Data kandungan andesit untuk Indonesia itu ditulis ulang pada caption sebagai data cadangan batu andesit di Desa Wadas. Tentu saja dengan membandingkan kebutuhan untuk pondasi Waduk Bener yang hanya 18.5 juta meter kubik, tampak bahwa kandungan batu andesit di Desa Wadas tersisa banyak untuk dimanfaatkan untuk hal lain. Framing kemudian mengarah bahwa ada pihak-pihak yang dekat dengan penguasa yang akan mencari untung dari kandungan andesit desa Wadas dengan alibi Waduk Bener. Demikian magnitude masalah penyulut kebencian diceritakan.
Adapun tentang hoax, seorang teman mengajarkan beberapa tips mengenali berita yang hoax dan bukan. Katanya,
“Begini,
1. Berita yang mengabarkan kejadian yang benar terjadi, pasti diberitakan oleh semua media, terutama media mainstream. Tidak mungkin peristiwa besar hanya diketahui satu media saja.
2. Mengidentifikasi kontennya, logis atau tidak? Setiap isu ada berita-berita sebelumnya. Terlebih berita ekonomi, ada indikator-indikator yang pasti dan jelas.

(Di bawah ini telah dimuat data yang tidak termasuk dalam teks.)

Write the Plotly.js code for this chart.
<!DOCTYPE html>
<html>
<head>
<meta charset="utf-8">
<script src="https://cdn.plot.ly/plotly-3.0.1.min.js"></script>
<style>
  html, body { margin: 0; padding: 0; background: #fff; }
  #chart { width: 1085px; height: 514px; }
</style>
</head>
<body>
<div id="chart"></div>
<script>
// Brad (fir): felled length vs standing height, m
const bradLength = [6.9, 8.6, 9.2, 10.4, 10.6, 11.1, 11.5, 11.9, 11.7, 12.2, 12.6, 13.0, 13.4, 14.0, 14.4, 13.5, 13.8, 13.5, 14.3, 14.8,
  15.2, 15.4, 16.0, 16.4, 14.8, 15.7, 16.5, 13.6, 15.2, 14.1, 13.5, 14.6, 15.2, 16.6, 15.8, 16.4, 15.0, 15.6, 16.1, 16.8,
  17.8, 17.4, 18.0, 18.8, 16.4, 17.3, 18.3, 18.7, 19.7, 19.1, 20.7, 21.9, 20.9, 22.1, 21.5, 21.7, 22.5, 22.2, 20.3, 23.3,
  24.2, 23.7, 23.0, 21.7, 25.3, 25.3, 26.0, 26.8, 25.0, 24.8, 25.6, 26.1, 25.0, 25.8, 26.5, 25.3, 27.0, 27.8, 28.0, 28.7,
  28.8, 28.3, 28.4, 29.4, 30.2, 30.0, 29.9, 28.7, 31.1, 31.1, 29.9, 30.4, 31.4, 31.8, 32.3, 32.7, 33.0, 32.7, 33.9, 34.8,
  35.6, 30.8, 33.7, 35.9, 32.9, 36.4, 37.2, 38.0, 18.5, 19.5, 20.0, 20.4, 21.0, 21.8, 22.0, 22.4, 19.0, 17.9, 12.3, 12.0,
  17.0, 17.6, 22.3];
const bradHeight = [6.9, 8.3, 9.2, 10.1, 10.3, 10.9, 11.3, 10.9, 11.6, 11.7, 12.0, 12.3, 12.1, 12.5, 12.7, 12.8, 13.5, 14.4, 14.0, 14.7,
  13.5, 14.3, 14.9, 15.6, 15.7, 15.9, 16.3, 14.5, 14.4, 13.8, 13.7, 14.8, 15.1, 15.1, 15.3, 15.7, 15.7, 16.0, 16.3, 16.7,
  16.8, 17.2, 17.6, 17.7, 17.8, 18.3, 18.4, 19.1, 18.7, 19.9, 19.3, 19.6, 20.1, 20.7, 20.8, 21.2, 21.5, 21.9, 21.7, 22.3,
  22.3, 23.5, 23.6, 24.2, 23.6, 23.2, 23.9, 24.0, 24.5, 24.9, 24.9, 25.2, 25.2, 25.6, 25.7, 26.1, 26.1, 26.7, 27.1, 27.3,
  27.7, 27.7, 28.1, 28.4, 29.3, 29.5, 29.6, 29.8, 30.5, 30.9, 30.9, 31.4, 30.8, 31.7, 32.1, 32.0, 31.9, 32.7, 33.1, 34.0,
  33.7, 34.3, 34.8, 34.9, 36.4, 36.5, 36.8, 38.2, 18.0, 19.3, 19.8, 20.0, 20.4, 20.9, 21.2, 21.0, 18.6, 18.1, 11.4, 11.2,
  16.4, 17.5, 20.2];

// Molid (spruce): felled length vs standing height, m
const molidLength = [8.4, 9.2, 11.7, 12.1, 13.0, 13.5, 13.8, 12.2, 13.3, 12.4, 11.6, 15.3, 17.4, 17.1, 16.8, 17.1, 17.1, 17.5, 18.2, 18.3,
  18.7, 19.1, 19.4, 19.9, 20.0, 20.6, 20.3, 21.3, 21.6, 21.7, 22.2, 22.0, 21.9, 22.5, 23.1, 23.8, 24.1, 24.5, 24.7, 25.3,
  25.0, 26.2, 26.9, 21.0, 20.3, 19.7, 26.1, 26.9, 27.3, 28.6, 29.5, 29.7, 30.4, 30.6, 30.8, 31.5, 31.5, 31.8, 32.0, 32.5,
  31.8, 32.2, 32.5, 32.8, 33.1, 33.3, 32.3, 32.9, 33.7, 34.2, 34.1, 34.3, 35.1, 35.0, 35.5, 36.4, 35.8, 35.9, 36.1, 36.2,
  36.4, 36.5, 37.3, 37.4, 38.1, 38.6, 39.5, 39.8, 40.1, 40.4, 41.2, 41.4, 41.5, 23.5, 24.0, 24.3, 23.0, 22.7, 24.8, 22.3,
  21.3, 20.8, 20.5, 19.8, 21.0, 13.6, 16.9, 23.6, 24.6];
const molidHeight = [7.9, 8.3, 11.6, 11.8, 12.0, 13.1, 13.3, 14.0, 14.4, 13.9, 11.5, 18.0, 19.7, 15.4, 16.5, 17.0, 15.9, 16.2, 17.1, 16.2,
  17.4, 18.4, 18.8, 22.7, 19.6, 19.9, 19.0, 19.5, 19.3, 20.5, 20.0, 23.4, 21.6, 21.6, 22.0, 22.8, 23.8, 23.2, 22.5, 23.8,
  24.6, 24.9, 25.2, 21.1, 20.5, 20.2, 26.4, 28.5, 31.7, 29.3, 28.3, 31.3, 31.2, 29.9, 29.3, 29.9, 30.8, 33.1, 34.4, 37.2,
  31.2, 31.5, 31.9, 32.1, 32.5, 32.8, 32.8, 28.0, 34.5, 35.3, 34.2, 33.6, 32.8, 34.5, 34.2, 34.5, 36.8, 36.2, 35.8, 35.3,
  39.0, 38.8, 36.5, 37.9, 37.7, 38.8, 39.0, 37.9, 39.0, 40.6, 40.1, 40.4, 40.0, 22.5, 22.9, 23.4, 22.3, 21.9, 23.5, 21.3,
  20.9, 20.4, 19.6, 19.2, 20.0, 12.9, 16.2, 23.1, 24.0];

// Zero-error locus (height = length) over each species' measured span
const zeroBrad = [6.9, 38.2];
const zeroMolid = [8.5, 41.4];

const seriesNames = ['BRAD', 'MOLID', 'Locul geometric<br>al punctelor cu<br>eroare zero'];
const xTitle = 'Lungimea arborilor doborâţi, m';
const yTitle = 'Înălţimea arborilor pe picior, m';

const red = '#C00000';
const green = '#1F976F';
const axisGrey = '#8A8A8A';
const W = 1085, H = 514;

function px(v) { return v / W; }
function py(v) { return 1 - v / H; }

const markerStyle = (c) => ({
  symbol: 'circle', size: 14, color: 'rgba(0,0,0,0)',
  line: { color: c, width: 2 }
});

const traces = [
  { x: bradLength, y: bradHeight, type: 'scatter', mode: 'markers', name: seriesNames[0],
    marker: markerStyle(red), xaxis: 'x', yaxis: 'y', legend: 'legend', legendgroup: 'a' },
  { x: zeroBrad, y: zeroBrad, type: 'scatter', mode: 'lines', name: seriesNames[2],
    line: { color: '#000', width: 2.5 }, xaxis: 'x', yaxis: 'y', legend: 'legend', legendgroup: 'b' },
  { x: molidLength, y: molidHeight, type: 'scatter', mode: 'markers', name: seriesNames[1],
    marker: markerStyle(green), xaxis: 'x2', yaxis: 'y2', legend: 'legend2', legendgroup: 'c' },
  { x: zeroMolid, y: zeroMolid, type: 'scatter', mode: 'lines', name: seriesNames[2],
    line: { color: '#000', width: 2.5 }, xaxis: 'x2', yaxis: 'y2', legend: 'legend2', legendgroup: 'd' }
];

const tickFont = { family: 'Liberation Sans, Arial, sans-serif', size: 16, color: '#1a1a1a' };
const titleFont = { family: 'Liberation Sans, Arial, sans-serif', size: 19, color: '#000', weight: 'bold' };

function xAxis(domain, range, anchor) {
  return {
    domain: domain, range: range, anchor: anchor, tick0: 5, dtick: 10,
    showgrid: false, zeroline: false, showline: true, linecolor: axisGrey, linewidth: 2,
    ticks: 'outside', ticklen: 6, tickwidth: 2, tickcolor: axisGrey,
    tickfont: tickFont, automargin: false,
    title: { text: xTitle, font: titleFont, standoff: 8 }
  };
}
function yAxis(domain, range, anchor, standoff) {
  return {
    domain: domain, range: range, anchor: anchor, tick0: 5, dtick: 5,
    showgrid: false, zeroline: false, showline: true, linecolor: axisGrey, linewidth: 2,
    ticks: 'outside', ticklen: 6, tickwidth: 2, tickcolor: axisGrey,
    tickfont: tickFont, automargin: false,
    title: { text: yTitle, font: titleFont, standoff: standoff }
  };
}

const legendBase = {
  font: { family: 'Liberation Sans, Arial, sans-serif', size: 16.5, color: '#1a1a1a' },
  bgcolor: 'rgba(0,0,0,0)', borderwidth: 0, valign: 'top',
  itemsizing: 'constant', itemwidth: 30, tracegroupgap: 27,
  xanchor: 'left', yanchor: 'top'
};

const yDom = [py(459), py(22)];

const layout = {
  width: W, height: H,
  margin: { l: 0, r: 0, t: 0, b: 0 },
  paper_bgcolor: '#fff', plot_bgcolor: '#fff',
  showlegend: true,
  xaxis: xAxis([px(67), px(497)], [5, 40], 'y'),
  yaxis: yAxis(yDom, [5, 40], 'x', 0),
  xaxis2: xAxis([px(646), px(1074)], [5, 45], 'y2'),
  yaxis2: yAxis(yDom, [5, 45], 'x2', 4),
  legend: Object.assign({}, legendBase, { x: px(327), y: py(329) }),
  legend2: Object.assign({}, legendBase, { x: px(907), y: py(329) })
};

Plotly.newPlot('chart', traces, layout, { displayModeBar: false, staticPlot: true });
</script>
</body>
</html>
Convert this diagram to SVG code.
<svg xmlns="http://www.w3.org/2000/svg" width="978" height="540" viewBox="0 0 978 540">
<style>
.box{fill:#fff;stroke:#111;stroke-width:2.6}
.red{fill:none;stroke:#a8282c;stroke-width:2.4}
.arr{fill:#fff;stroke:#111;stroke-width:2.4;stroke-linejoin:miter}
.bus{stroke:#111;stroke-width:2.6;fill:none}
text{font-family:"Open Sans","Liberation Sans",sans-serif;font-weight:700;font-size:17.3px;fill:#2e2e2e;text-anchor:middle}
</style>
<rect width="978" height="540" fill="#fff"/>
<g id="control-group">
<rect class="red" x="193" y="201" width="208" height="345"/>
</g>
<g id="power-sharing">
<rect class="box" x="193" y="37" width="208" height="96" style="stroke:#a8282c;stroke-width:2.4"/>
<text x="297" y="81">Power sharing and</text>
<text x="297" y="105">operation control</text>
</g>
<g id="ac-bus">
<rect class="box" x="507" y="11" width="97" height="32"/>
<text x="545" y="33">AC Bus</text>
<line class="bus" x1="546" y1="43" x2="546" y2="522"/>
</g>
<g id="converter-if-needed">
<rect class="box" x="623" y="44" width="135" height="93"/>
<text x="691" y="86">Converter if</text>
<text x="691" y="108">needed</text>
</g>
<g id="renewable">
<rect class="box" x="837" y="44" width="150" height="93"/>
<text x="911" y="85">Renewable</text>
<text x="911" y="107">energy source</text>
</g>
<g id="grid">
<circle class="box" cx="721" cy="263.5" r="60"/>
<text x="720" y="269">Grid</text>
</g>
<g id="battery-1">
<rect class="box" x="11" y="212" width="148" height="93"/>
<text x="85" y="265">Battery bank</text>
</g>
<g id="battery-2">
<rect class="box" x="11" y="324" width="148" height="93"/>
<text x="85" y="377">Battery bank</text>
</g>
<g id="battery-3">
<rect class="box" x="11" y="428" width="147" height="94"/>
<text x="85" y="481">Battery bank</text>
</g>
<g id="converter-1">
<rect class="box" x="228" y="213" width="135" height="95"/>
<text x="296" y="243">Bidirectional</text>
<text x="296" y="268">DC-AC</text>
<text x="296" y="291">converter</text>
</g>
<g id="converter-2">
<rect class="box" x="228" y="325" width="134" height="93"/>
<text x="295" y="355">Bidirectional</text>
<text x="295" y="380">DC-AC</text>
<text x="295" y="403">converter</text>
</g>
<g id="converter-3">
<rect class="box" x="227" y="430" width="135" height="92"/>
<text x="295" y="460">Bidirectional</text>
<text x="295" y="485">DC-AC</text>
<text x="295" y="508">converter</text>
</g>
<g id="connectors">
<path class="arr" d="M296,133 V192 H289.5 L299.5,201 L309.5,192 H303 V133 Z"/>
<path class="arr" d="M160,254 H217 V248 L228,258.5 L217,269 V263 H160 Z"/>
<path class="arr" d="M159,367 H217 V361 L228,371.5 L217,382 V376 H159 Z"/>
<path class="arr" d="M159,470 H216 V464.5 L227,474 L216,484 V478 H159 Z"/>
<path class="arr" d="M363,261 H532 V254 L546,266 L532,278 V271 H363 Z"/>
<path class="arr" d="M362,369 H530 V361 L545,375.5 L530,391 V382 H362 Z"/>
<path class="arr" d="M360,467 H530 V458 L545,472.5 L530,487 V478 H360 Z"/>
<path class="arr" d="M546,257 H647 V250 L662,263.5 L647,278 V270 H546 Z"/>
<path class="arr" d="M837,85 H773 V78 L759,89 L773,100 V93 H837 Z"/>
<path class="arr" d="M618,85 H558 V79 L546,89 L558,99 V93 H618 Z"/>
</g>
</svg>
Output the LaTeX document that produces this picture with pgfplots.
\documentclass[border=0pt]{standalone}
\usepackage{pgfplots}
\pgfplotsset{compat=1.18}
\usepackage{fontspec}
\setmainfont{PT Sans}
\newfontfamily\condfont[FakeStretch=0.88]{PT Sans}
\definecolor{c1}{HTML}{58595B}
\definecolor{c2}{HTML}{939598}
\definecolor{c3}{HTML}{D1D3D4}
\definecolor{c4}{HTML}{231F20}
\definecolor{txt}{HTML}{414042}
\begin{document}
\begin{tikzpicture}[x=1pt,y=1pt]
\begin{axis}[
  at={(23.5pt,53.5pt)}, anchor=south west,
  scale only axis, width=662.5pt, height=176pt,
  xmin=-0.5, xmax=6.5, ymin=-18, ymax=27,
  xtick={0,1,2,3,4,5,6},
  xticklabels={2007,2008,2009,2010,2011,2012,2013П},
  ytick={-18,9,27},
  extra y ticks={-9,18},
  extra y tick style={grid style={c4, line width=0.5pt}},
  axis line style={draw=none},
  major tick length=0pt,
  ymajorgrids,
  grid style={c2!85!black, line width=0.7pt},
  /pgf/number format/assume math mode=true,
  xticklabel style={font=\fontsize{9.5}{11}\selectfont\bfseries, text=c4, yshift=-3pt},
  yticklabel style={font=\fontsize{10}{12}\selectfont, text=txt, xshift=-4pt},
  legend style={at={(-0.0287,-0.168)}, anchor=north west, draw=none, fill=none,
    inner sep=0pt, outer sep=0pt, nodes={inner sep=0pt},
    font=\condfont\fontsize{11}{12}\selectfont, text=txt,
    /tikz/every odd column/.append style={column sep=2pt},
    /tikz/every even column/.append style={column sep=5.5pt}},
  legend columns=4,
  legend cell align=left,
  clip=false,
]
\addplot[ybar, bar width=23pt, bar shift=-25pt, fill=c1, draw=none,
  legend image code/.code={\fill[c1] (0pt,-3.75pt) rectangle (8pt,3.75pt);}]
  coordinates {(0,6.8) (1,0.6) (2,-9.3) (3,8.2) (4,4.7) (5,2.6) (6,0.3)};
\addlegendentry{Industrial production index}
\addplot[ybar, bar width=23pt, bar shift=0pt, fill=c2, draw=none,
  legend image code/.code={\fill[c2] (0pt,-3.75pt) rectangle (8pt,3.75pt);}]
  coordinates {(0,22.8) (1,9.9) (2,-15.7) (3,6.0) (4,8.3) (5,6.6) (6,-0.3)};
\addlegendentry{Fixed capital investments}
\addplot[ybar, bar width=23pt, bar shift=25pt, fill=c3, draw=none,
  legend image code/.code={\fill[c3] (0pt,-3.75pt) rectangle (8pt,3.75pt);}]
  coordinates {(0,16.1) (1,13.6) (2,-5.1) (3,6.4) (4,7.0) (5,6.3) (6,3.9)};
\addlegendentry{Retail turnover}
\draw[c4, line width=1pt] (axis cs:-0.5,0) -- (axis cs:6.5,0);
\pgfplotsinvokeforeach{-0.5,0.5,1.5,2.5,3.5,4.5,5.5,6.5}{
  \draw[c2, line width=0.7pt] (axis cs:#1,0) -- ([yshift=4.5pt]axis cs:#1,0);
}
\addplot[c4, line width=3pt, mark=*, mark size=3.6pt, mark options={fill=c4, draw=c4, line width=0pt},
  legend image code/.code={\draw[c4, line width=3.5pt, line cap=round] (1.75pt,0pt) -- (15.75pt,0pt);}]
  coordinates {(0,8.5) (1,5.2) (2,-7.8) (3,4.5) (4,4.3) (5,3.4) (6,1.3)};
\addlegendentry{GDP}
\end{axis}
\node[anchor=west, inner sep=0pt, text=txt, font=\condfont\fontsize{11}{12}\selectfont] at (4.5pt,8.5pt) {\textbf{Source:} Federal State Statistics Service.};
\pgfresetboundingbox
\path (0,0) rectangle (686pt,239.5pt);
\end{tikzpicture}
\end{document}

3. Identifikasi nara sumbernya. Apakah dia berkompeten membuat pernyataan yang diangkat jadi berita? Kalo kompeten, dia bukan kali itu saja menjadi nara sumber, apakah ada kesesuaian yang konsisten dengan pernyataannya sebelumnya.
4. Identifikasi medianya. Media yang bertanggung jawab harus mencantumkan siapa saja awak redaksinya, alamat kantornya, siapa pemiliknya.
5. Setiap kita punya referensi (sesedikit apapapun) tentang isu yang diangkat pada satu berita. Adakah berita itu sesuai dengan referensi kita?
6. Cek silang dengan website lembaga yang disebutkan atau yang terkait.”
Demikian, semoga semakin banyak orang yang melek literasi, sehingga mampu membedakan mana berita hoax, berita yang dapat dipercaya, berita yang berniat menghasut dan sebagainya, sehingga kehidupan bernegara dapat menjadi lebih damai, kondusif dan lebih beradab.